How best to protect ag land?

Posted

There seems to be much general agreement amongst most residents who have spoken up about the new land use plan from the Powell portion of Park County that prime ag land, and the farms that occupy them, should be preserved.

It’s how best to do that that still seems to be debated.

As Park County Planning and Zoning Director Joy Hill reiterated Wednesday at the first public hearing on the plan at a special county planning and zoning commission meeting, one of the new plan’s main pushes in that regard is to encourage rezoning large portions of the area to 20 acre minimum lot size averages in future subdivisions.

It’s to address, she said, an issue in the prior plan developed in the 90s that claimed to want to preserve ag land, but left large swathes of the area around Powell and between Powell and Cody zoned for 1 acre minimum lots.

So, the plan is recommending switching much of that to a 20-acre minimum designation. Hill called that a compromise between what she would recommend — 35-acre minimum average like in more rural areas — and people who might not like such a big change. She did note that some areas would still be seen as right for smaller lots.

As someone who lives in a roughly 4 acre lot in a subdivision along the Powell Highway, I think rezoning to preserve more of the ag land around us is a great idea. I love that we have our land — we couldn’t have afforded a big lot in the area when we bought it — but I know there has to be a balance between allowing rural subdivisions and allowing the area to otherwise stay quite rural. After all, most people don’t move outside town to sill live amongst rows of subdivisions, which is what the U.S. Highway 14A corridor between Cody and Powell could become years down the road — work on Buck Creek Estates near Heart Mountain Interpretive Center is underway — if the area is still awash with 1-acre minimum zoning.

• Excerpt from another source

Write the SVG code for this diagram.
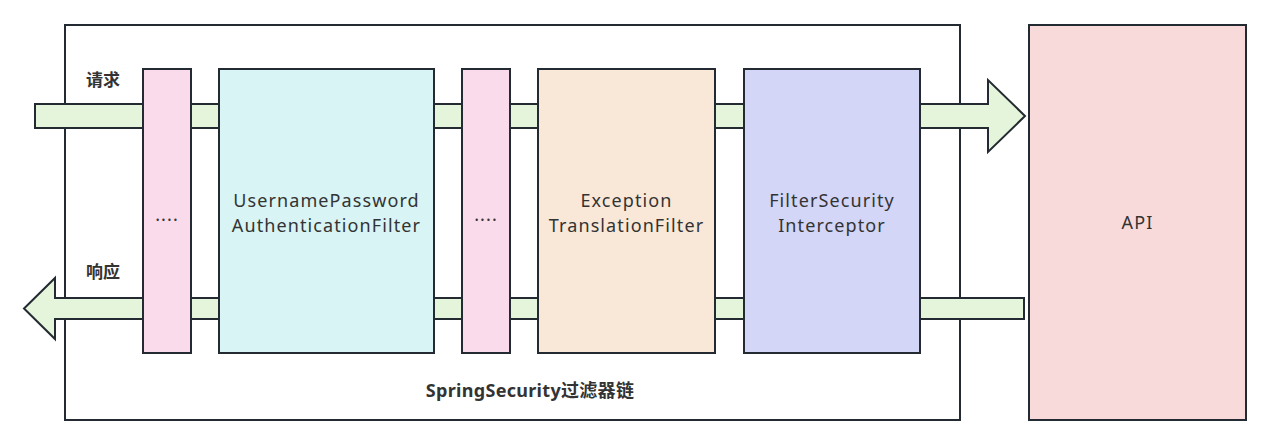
<svg xmlns="http://www.w3.org/2000/svg" width="1271" height="446" viewBox="0 0 1271 446">
<style>
.box{stroke:#232a31;stroke-width:2}
.arr{fill:#e5f5dc;stroke:#232a31;stroke-width:2;stroke-linejoin:miter}
.t{font-family:"Noto Sans","Noto Sans CJK SC",sans-serif;font-size:18px;letter-spacing:1.1px;fill:#333;text-anchor:middle}
.b{font-family:"Noto Sans","Noto Sans CJK SC",sans-serif;font-size:17px;font-weight:bold;fill:#333}
</style>
<rect width="1271" height="446" fill="#fff"/>
<g id="chain">
<rect class="box" x="65" y="25" width="895" height="395" fill="#fff"/>
<text class="b" x="530" y="397" text-anchor="middle" style="font-size:18px;letter-spacing:0.3px">SpringSecurity过滤器链</text>
</g>
<g id="connectors">
<path class="arr" d="M35,104 H988 V80 L1025,116 L988,152 V128 H35 Z"/>
<path class="arr" d="M1024,298 H55 V278 L24,308.5 L55,339 V319 H1024 Z"/>
<text class="b" x="86" y="86">请求</text>
<text class="b" x="86" y="278">响应</text>
</g>
<g id="dots1">
<rect class="box" x="143" y="69" width="48" height="284" fill="#f9dbeb"/>
<text class="t" x="167" y="221">....</text>
</g>
<g id="upaf">
<rect class="box" x="219" y="69" width="215" height="284" fill="#d9f4f4"/>
<text class="t" x="326.5" y="207">UsernamePassword</text>
<text class="t" x="326.5" y="232">AuthenticationFilter</text>
</g>
<g id="dots2">
<rect class="box" x="462" y="69" width="48" height="284" fill="#f9dbeb"/>
<text class="t" x="486" y="221">....</text>
</g>
<g id="etf">
<rect class="box" x="538" y="69" width="177" height="284" fill="#f9e8d8"/>
<text class="t" x="626.5" y="207">Exception</text>
<text class="t" x="626.5" y="232">TranslationFilter</text>
</g>
<g id="fsi">
<rect class="box" x="744" y="69" width="176" height="284" fill="#d4d6f7"/>
<text class="t" x="832" y="207">FilterSecurity</text>
<text class="t" x="832" y="232">Interceptor</text>
</g>
<g id="api">
<rect class="box" x="1029" y="25" width="217" height="395" fill="#f9dada"/>
<text class="t" x="1137.5" y="229">API</text>
</g>
</svg>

I think a 20 acre minimum is a nice happy medium — Hill said in a committee farmers agreed that would be the bare minimum lot size for a working farm — and that still leaves options. The 20 acre size is an average minimum, after all, meaning someone with a 40 acre farm looking to free up some cash could still subdivide and sell off a few smaller lots while keeping a large lot to themselves, as long as the barrage size of the lots is 20-plus acres.

I’d say that’s quite flexible, allowing landowners to sell off lots while still preserving our prime ag land. But maybe that’s not the best plan. After all, I’m no ag expert. But we have plenty of those around, so if you haven’t yet spoken up it’s time to do so. Visit parkcounty-wy.gov/PlanParkCounty/ for more information and to find out when you can next attend a public meeting or otherwise make a comment. This plan still needs to be certified by county planning and zoning, which allows for more time for a public hearing at that level and then planned public input sessions afterward ahead of final adoption.

This plan will guide the county’s regulation changes going forward and will set the plan for how the county will work to preserve the remaining prime agricultural land in Park County. Around here, I can’t think of many things more important than ensuring that happens the best way it can.